Datavault-UK / automate-dv

A free to use dbt package for creating and loading Data Vault 2.0 compliant Data Warehouses (powered by dbt, an open source data engineering tool, registered trademark of dbt Labs)
https://www.automate-dv.com
Apache License 2.0
478 stars 114 forks source link

[BUG] Incremental updates on satellites fail with case sensitive SQL Server collations #209

Closed geoffwi40 closed 4 months ago

geoffwi40 commented 9 months ago

Describe the bug When using case sensitive collations, automate_dv.sat incremental updates fail due to the "latest_records" being declared as lower case and then used as upper case in the left join for the records to insert. This results in an invalid object error (on synapse)
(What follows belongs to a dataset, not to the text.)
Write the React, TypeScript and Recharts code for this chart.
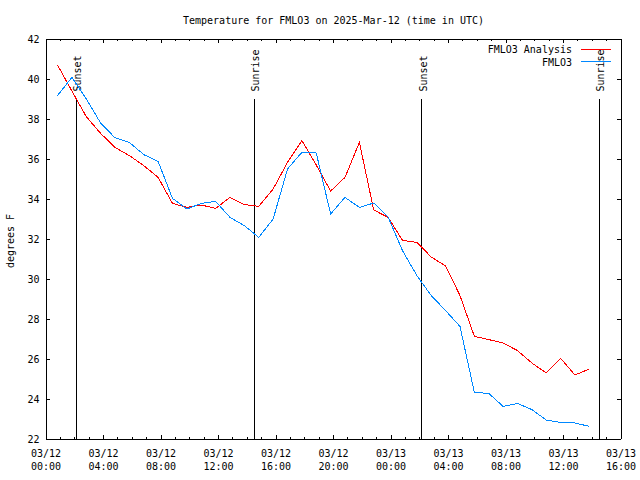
import React from 'react';
import { LineChart, Line, XAxis, YAxis, ReferenceLine, Legend } from 'recharts';

const FONT = '"DejaVu Sans Mono", "Liberation Mono", monospace';
const TITLE = 'Temperature for FMLO3 on 2025-Mar-12 (time in UTC)';
const Y_TITLE = 'degrees F';

// hours since 03/12 00:00 UTC
const HOURS = [
  0.8, 1.8, 2.8, 3.8, 4.8, 5.8, 6.8, 7.8, 8.8, 9.8,
  10.8, 11.8, 12.8, 13.8, 14.8, 15.8, 16.8, 17.8, 18.8, 19.8,
  20.8, 21.8, 22.8, 23.8, 24.8, 25.8, 26.8, 27.8, 28.8, 29.8,
  30.8, 31.8, 32.8, 33.8, 34.8, 35.8, 36.8, 37.8,
];
const ANALYSIS = [
  40.7, 39.4, 38.12, 37.28, 36.58, 36.17, 35.67, 35.08, 33.78, 33.58,
  33.7, 33.53, 34.08, 33.72, 33.63, 34.5, 35.83, 36.92, 35.7, 34.4,
  35.08, 36.83, 33.45, 33.08, 31.93, 31.83, 31.1, 30.65, 29.17, 27.13,
  26.97, 26.8, 26.42, 25.8, 25.3, 26.03, 25.2, 25.5,
];
const OBSERVED = [
  39.17, 40.08, 39.0, 37.8, 37.06, 36.83, 36.22, 35.88, 34.03, 33.5,
  33.78, 33.88, 33.08, 32.67, 32.08, 33.0, 35.5, 36.33, 36.3, 33.25,
  34.08, 33.58, 33.8, 33.1, 31.42, 30.17, 29.17, 28.42, 27.63, 24.33,
  24.28, 23.63, 23.78, 23.47, 22.95, 22.83, 22.8, 22.63,
];

const SERIES_NAMES = ['FMLO3 Analysis', 'FMLO3'];
const SERIES_KEYS = ['analysis', 'observed'];
const SERIES_COLORS = ['#ff0000', '#0088ff'];

const HOUR_TICKS = [
  0, 1, 2, 3, 4, 5, 6, 7, 8, 9, 10, 11, 12, 13, 14, 15, 16, 17, 18, 19, 20,
  21, 22, 23, 24, 25, 26, 27, 28, 29, 30, 31, 32, 33, 34, 35, 36, 37, 38, 39, 40,
];
const MAJOR_TICKS = [0, 4, 8, 12, 16, 20, 24, 28, 32, 36, 40];
const TICK_DATES = ['03/12', '03/12', '03/12', '03/12', '03/12', '03/12', '03/13', '03/13', '03/13', '03/13', '03/13'];
const TICK_TIMES = ['00:00', '04:00', '08:00', '12:00', '16:00', '20:00', '00:00', '04:00', '08:00', '12:00', '16:00'];
const Y_TICKS = [22, 24, 26, 28, 30, 32, 34, 36, 38, 40, 42];

const SUN_TIMES = [2.12, 14.5, 26.13, 38.48];
const SUN_LABELS = ['Sunset', 'Sunrise', 'Sunset', 'Sunrise'];
const SUN_LINE_TOP = 39;

const data = HOURS.map((t, i) => ({ t, analysis: ANALYSIS[i], observed: OBSERVED[i] }));

const textStyle = { fontFamily: FONT, fontSize: 10, fill: '#000' };

function BottomTick(props: any) {
  const { x, y, payload } = props;
  const idx = MAJOR_TICKS.indexOf(payload.value);
  const major = idx >= 0;
  return (
    <g>
      <line x1={x} x2={x} y1={y} y2={y - (major ? 4 : 2)} stroke="#000" shapeRendering="crispEdges" />
      {major && (
        <text x={x} y={y} textAnchor="middle" style={textStyle}>
          <tspan x={x} dy={18}>{TICK_DATES[idx]}</tspan>
          <tspan x={x} dy={13}>{TICK_TIMES[idx]}</tspan>
        </text>
      )}
    </g>
  );
}

function TopTick(props: any) {
  const { x, y, payload } = props;
  const major = MAJOR_TICKS.indexOf(payload.value) >= 0;
  return <line x1={x} x2={x} y1={y} y2={y + (major ? 4 : 2)} stroke="#000" shapeRendering="crispEdges" />;
}

function LeftTick(props: any) {
  const { x, y, payload } = props;
  return (
    <g>
      <line x1={x} x2={x + 4} y1={y} y2={y} stroke="#000" shapeRendering="crispEdges" />
      <text x={x - 6.5} y={y} dy={3.6} textAnchor="end" style={textStyle}>
        {payload.value}
      </text>
    </g>
  );
}

function RightTick(props: any) {
  const { x, y } = props;
  return <line x1={x} x2={x - 4} y1={y} y2={y} stroke="#000" shapeRendering="crispEdges" />;
}

function TitleLabel() {
  return (
    <text x={333.5} y={24} textAnchor="middle" style={textStyle}>
      {TITLE}
    </text>
  );
}

function YTitleLabel() {
  return (
    <text x={14} y={241} textAnchor="middle" transform="rotate(-90 14 241)" style={textStyle}>
      {Y_TITLE}
    </text>
  );
}

function makeSunShape(label: string) {
  return (p: any) => (
    <g>
      <line x1={p.x1} x2={p.x2} y1={p.y1} y2={p.y2} stroke="#000" strokeWidth={1} shapeRendering="crispEdges" />
      <text
        x={p.x1 + 5}
        y={Math.min(p.y1, p.y2) - 7.5}
        transform={`rotate(-90 ${p.x1 + 5} ${Math.min(p.y1, p.y2) - 7.5})`}
        textAnchor="start"
        style={textStyle}
      >
        {label}
      </text>
    </g>
  );
}

function LegendBox() {
  return (
    <svg width={140} height={28} style={{ display: 'block' }}>
      {SERIES_NAMES.map((n, i) => (
        <g key={n}>
          <text x={91} y={10 + i * 12.5} textAnchor="end" style={textStyle}>
            {n}
          </text>
          <line
            x1={100}
            x2={130}
            y1={6.5 + i * 12}
            y2={6.5 + i * 12}
            stroke={SERIES_COLORS[i]}
            shapeRendering="crispEdges"
          />
        </g>
      ))}
    </svg>
  );
}

export default function App() {
  return (
    <div style={{ position: 'absolute', left: 0, top: 0, width: 640, height: 480, background: '#fff' }}>
      <LineChart
        width={640}
        height={480}
        data={data}
        margin={{ top: 0, right: 0, bottom: 0, left: 0 }}
        style={{ fontFamily: FONT }}
      >
        <XAxis
          dataKey="t"
          type="number"
          domain={[0, 40]}
          ticks={HOUR_TICKS}
          interval={0}
          height={41}
          tickSize={0}
          tickMargin={0}
          tickLine={false}
          tick={<BottomTick />}
          axisLine={{ stroke: '#000', shapeRendering: 'crispEdges' }}
          allowDataOverflow
        />
        <XAxis
          xAxisId="top"
          orientation="top"
          dataKey="t"
          type="number"
          domain={[0, 40]}
          ticks={HOUR_TICKS}
          interval={0}
          height={39}
          tickSize={0}
          tickMargin={0}
          tickLine={false}
          tick={<TopTick />}
          axisLine={{ stroke: '#000', shapeRendering: 'crispEdges' }}
          label={<TitleLabel />}
          allowDataOverflow
        />
        <YAxis
          type="number"
          domain={[22, 42]}
          ticks={Y_TICKS}
          interval={0}
          width={46}
          tickSize={0}
          tickMargin={0}
          tickLine={false}
          tick={<LeftTick />}
          axisLine={{ stroke: '#000', shapeRendering: 'crispEdges' }}
          label={<YTitleLabel />}
          allowDataOverflow
        />
        <YAxis
          yAxisId="right"
          orientation="right"
          type="number"
          domain={[22, 42]}
          ticks={Y_TICKS}
          interval={0}
          width={19}
          tickSize={0}
          tickMargin={0}
          tickLine={false}
          tick={<RightTick />}
          axisLine={{ stroke: '#000', shapeRendering: 'crispEdges' }}
          allowDataOverflow
        />
        {SUN_TIMES.map((t, i) => (
          <ReferenceLine
            key={`sun-${i}`}
            segment={[
              { x: t, y: 22 },
              { x: t, y: SUN_LINE_TOP },
            ]}
            stroke="#000"
            shape={makeSunShape(SUN_LABELS[i])}
          />
        ))}
        {SERIES_KEYS.map((k, i) => (
          <Line
            key={k}
            dataKey={k}
            name={SERIES_NAMES[i]}
            type="linear"
            stroke={SERIES_COLORS[i]}
            strokeWidth={1}
            dot={false}
            activeDot={false}
            isAnimationActive={false}
            shapeRendering="crispEdges"
          />
        ))}
        <Legend
          layout="vertical"
          align="center"
          verticalAlign="middle"
          wrapperStyle={{ left: 481, top: 43, width: 140, height: 28 }}
          content={<LegendBox />}
        />
      </LineChart>
    </div>
  );
}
Environment dbt version: dbt-core 1.3.5, dbt-synapse 1.3.2 automate-dv version: 0.10.1 Database/Platform: Azure Synapse Dedicated SQL Pool, Collation = SQL_Latin1_General_CP1_CS_AS (technically not supported but works fine as it's inherited from SQL Server)

To Reproduce Steps to reproduce the behavior:

  1. Create a target with a case sensitive collation
  2. create a satellite and then run DBT RUN twice to get incremental load

Screenshots image

Expected behavior Should have been lower case in the join or at least consistent

Additional context

Compiled SQL fragment

latest_records AS ( SELECT b.account_links_hk, b.account_links_hashdiff, b.accl_seqno, b.accl_last_change_date, b.accl_subacc_no, b.accl_last_change_by, b.accl_soc_seqno, b.accl_holder_pos, b.accl_soc_control, b.accl_dispensing_notice, b.accl_brn_code, b.accl_account_no, b.accl_old_no, b.accl_extract_required, b.accl_gact_type, b.accl_cust_seqno, b.accl_cust_usage, b.account_links_nk, b.account_and_subacc_no_nk, b.customer_nk, b.end_date, b.deleted, b.active, b.account_and_subacc_no_hk, b.customer_hk, b.start_date, b.load_datetime, b.source FROM (......

records_to_insert AS ( SELECT frin.account_links_hk, frin.account_links_hashdiff, frin.accl_seqno, frin.accl_last_change_date, frin.accl_subacc_no, frin.accl_last_change_by, frin.accl_soc_seqno, frin.accl_holder_pos, frin.accl_soc_control, frin.accl_dispensing_notice, frin.accl_brn_code, frin.accl_account_no, frin.accl_old_no, frin.accl_extract_required, frin.accl_gact_type, frin.accl_cust_seqno, frin.accl_cust_usage, frin.account_links_nk, frin.account_and_subacc_no_nk, frin.customer_nk, frin.end_date, frin.deleted, frin.active, frin.account_and_subacc_no_hk, frin.customer_hk, frin.start_date, frin.load_datetime, frin.source FROM first_record_in_set AS frin LEFT JOIN LATEST_RECORDS lr ON lr.account_links_hk = frin.account_links_hk AND lr.account_links_hashdiff = frin.account_links_hashdiff WHERE lr.account_links_hashdiff IS NULL UNION SELECT ........etc

DVAlexHiggs commented 4 months ago

Fixed in v0.10.2 😄 Thanks for your patience for release of this! Please let us know if you experience any issues by responding here or opening a new issue.